| Task requirements |
Print the records below exactly, from the line containing "Output the Python" down to the line containing "plt.rcParams['font.family'] = ['Liberation", both lines included, and omit every picture.

| Dataset excerpts |
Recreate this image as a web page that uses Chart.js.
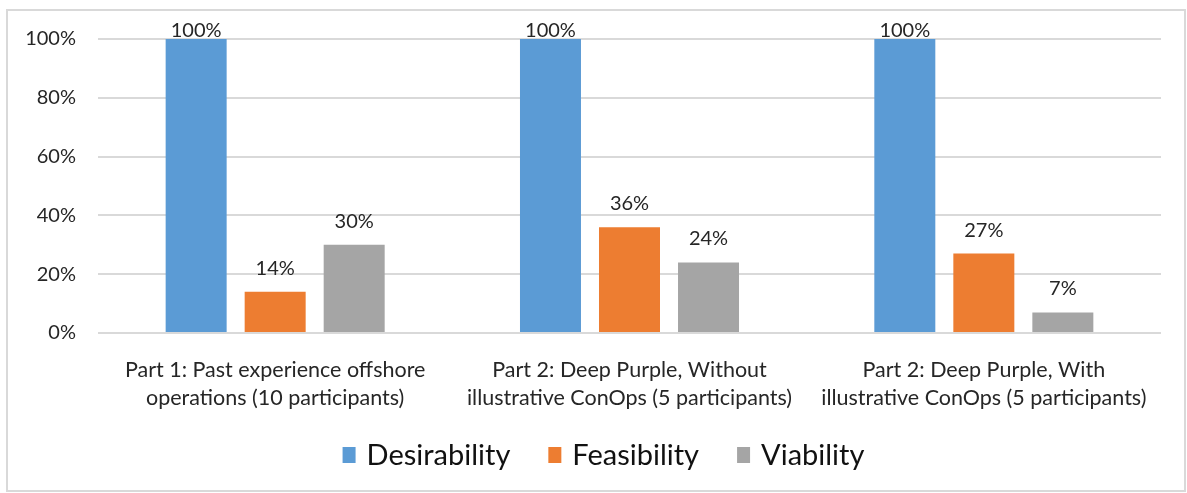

==

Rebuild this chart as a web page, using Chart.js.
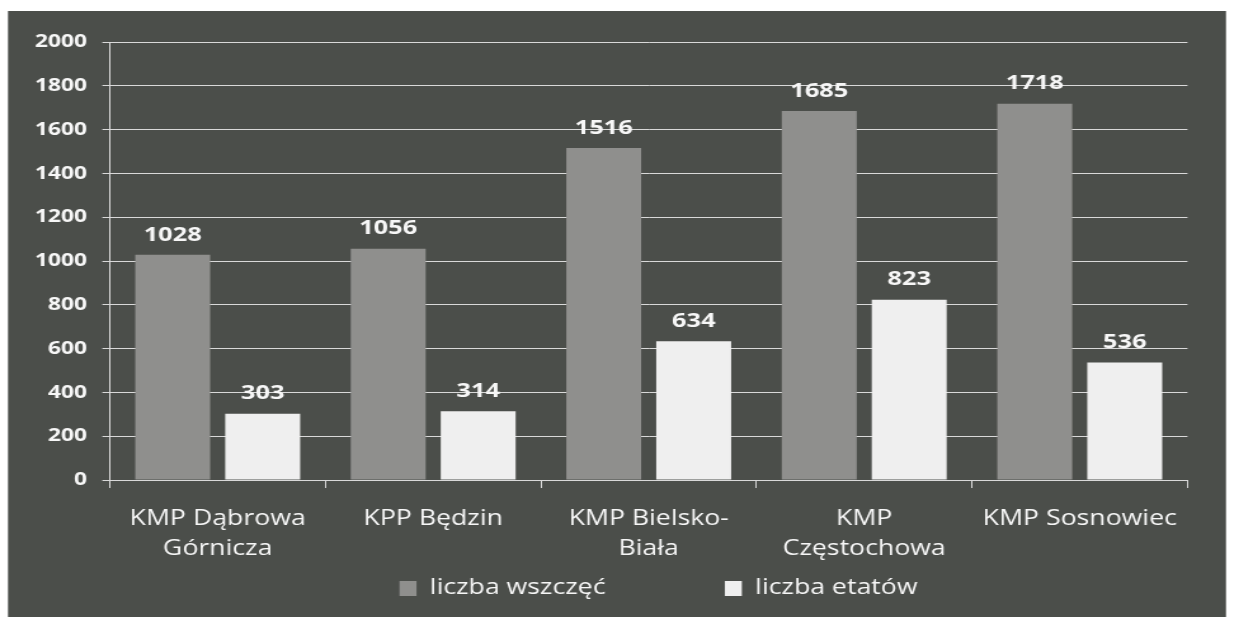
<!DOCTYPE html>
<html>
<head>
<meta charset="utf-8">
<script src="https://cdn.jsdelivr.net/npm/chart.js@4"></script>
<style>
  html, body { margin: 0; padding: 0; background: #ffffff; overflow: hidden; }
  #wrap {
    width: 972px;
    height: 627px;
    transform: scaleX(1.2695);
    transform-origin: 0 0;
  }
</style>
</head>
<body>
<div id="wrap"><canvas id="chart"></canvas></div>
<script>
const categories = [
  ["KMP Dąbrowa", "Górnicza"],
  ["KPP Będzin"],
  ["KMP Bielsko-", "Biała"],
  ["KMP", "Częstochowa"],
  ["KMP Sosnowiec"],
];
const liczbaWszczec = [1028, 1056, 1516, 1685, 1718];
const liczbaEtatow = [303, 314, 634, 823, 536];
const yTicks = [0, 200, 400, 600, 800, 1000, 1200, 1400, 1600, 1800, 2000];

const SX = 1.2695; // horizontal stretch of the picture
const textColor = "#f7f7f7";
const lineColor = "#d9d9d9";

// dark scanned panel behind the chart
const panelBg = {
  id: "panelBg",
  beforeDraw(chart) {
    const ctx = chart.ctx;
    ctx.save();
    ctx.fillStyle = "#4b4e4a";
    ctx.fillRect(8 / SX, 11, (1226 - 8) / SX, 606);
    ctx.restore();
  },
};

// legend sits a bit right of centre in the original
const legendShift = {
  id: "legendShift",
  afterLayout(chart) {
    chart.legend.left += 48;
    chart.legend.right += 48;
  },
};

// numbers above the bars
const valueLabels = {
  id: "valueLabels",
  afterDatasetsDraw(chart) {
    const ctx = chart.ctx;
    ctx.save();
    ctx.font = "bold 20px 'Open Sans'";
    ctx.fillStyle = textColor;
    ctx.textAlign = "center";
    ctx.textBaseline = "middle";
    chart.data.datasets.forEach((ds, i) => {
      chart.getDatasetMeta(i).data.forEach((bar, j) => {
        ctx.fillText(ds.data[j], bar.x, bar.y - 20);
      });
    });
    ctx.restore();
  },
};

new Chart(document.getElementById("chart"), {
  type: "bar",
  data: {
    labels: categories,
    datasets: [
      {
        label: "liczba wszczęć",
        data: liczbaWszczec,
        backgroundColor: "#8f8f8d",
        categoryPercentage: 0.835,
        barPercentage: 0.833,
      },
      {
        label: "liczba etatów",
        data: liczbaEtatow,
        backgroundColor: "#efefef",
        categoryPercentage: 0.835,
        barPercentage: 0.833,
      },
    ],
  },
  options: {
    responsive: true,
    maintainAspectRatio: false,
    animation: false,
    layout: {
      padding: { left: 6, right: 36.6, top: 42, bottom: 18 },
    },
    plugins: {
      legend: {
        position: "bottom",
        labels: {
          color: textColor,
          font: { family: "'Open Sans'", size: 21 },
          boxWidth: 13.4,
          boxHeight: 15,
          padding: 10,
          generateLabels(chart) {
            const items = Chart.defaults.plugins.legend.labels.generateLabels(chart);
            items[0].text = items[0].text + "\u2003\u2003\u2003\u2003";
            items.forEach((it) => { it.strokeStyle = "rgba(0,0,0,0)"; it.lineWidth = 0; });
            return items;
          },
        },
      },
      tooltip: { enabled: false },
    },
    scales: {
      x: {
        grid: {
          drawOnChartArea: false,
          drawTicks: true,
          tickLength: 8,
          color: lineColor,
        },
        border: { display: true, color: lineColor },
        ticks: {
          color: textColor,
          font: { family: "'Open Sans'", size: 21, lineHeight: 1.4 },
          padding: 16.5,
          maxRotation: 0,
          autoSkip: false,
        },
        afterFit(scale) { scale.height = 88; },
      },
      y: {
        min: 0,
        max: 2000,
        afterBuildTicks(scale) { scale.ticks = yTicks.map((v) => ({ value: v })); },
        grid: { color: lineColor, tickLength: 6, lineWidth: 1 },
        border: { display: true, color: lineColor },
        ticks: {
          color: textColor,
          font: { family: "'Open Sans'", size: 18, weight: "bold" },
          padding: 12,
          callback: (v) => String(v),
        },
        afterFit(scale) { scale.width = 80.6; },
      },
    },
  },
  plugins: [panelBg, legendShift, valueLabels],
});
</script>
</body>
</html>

* * *

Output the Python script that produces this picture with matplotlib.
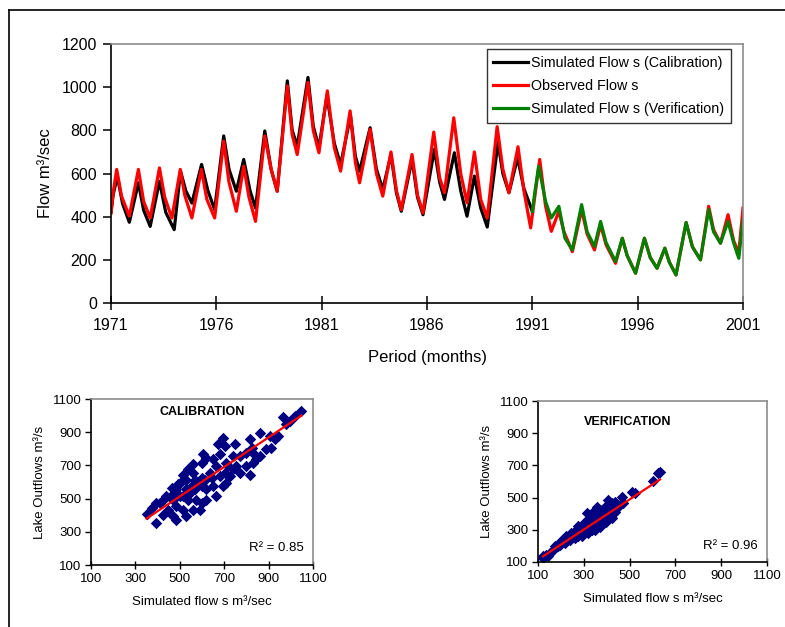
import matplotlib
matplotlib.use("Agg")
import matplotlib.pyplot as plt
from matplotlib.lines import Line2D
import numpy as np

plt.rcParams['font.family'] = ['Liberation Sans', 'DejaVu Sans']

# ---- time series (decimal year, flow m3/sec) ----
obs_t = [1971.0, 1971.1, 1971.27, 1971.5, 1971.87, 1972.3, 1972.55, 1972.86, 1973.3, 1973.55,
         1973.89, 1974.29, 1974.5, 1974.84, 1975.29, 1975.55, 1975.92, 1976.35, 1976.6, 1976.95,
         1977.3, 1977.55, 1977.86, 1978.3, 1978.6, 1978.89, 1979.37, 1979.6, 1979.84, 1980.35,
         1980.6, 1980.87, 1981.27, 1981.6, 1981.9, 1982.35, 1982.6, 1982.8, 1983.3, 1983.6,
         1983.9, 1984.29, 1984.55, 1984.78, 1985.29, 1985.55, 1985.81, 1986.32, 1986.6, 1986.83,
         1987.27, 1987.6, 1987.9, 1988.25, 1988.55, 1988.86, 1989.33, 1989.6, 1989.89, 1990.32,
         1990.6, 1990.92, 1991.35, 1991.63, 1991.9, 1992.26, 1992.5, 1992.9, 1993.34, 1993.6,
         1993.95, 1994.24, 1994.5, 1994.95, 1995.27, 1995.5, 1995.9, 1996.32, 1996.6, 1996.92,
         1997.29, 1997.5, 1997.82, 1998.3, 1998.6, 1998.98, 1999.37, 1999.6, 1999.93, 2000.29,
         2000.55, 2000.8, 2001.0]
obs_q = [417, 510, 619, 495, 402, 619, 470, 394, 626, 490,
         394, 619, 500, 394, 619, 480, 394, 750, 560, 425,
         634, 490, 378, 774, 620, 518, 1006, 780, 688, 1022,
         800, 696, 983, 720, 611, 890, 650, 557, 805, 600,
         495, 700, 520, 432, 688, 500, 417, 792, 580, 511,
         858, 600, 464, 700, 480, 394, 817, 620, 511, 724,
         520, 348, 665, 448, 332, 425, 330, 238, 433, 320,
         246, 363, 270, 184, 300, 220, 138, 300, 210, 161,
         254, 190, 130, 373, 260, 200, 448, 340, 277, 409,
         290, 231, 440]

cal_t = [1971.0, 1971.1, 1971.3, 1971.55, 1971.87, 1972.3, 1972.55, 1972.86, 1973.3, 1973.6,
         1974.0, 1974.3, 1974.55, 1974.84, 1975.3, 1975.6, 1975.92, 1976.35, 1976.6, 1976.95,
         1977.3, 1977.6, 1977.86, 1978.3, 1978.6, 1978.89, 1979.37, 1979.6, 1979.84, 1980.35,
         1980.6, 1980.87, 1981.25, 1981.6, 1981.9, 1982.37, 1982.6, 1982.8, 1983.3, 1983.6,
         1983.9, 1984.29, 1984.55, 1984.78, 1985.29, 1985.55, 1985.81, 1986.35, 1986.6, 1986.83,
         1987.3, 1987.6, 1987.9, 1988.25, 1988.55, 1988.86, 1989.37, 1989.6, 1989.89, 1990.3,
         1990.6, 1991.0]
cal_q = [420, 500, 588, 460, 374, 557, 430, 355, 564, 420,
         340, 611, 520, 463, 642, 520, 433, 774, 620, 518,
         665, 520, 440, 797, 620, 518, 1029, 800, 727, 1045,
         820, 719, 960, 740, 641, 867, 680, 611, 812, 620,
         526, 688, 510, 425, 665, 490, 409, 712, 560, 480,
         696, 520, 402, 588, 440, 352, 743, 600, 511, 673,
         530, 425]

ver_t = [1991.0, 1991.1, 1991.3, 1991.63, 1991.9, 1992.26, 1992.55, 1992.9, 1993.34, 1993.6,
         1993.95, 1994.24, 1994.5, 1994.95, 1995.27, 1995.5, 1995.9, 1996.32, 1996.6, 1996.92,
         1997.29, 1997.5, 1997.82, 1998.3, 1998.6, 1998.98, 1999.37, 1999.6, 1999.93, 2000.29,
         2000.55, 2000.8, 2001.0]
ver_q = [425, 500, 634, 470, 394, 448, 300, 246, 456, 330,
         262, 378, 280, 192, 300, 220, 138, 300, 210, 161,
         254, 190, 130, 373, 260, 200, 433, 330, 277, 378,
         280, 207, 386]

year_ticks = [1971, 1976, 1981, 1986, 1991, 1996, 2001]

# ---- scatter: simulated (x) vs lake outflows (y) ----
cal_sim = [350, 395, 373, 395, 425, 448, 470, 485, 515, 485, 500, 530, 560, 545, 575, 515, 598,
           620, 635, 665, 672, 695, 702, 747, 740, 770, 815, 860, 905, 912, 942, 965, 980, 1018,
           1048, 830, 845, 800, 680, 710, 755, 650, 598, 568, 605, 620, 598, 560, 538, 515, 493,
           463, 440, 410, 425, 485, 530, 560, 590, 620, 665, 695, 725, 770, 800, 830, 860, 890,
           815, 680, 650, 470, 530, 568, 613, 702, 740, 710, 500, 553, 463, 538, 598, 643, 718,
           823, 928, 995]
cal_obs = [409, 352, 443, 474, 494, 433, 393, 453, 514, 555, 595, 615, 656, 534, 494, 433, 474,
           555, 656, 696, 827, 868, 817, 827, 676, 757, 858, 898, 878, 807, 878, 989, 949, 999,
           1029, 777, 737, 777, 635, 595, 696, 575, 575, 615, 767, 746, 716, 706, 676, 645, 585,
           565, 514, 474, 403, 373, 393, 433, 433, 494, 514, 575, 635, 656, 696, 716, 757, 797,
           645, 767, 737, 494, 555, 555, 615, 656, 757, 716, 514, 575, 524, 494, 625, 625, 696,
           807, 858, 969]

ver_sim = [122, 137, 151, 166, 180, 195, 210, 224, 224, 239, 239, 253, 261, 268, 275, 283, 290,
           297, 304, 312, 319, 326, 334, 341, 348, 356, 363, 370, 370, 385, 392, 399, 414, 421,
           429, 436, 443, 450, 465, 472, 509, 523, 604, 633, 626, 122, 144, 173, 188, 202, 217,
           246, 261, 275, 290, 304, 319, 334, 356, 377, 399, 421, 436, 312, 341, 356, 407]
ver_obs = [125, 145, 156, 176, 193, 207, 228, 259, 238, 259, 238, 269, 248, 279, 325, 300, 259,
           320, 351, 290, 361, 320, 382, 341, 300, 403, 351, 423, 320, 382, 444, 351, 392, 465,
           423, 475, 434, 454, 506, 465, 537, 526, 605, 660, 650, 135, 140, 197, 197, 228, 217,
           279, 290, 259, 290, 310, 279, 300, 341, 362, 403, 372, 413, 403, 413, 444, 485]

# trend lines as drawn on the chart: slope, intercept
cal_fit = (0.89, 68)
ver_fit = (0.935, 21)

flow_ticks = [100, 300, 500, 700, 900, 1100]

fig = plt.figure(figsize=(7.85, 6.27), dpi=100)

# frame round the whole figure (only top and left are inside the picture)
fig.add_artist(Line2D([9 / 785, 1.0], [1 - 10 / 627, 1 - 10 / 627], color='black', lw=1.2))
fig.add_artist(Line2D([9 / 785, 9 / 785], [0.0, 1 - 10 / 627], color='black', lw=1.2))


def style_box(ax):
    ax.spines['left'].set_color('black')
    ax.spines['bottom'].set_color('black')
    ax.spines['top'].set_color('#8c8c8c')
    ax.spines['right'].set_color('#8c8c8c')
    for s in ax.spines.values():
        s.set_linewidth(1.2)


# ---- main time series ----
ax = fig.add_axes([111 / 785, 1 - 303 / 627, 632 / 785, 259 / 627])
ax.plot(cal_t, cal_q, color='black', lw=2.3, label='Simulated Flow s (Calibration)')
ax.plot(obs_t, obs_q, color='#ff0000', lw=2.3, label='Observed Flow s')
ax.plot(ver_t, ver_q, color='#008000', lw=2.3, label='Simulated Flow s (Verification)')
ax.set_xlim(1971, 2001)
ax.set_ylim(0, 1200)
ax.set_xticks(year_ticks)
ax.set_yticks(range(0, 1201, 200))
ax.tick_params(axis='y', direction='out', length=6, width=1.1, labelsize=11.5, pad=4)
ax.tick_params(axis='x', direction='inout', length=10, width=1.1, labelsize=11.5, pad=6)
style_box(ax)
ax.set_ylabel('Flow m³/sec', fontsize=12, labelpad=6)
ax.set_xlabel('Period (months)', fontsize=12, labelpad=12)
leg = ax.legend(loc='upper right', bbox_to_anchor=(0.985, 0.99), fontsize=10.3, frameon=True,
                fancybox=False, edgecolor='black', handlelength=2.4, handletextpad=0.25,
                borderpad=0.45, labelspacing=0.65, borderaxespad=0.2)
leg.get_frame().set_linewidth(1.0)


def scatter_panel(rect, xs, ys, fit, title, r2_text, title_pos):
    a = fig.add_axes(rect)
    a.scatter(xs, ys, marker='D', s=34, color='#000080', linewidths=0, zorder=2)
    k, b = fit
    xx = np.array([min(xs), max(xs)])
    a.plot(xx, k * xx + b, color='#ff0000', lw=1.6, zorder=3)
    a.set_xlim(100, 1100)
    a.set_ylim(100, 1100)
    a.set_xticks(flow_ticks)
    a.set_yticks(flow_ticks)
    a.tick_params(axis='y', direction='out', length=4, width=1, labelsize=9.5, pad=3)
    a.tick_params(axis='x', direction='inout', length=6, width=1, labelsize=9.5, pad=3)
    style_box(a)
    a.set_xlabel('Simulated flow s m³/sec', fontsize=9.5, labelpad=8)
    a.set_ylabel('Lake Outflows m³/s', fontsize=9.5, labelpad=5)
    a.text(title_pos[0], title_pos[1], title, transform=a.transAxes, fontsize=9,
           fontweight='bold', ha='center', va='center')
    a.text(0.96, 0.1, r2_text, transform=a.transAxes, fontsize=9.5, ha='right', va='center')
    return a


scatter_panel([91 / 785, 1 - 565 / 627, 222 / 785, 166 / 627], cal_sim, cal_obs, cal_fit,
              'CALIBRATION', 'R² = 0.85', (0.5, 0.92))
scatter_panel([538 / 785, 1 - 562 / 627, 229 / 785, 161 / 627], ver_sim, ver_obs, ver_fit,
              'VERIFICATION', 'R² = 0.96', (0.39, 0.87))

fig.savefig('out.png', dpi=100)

| Right answer |
Output the Python script that produces this picture with matplotlib.
import matplotlib
matplotlib.use("Agg")
import matplotlib.pyplot as plt
from matplotlib.lines import Line2D
import numpy as np

plt.rcParams['font.family'] = ['Liberation Sans', 'DejaVu Sans']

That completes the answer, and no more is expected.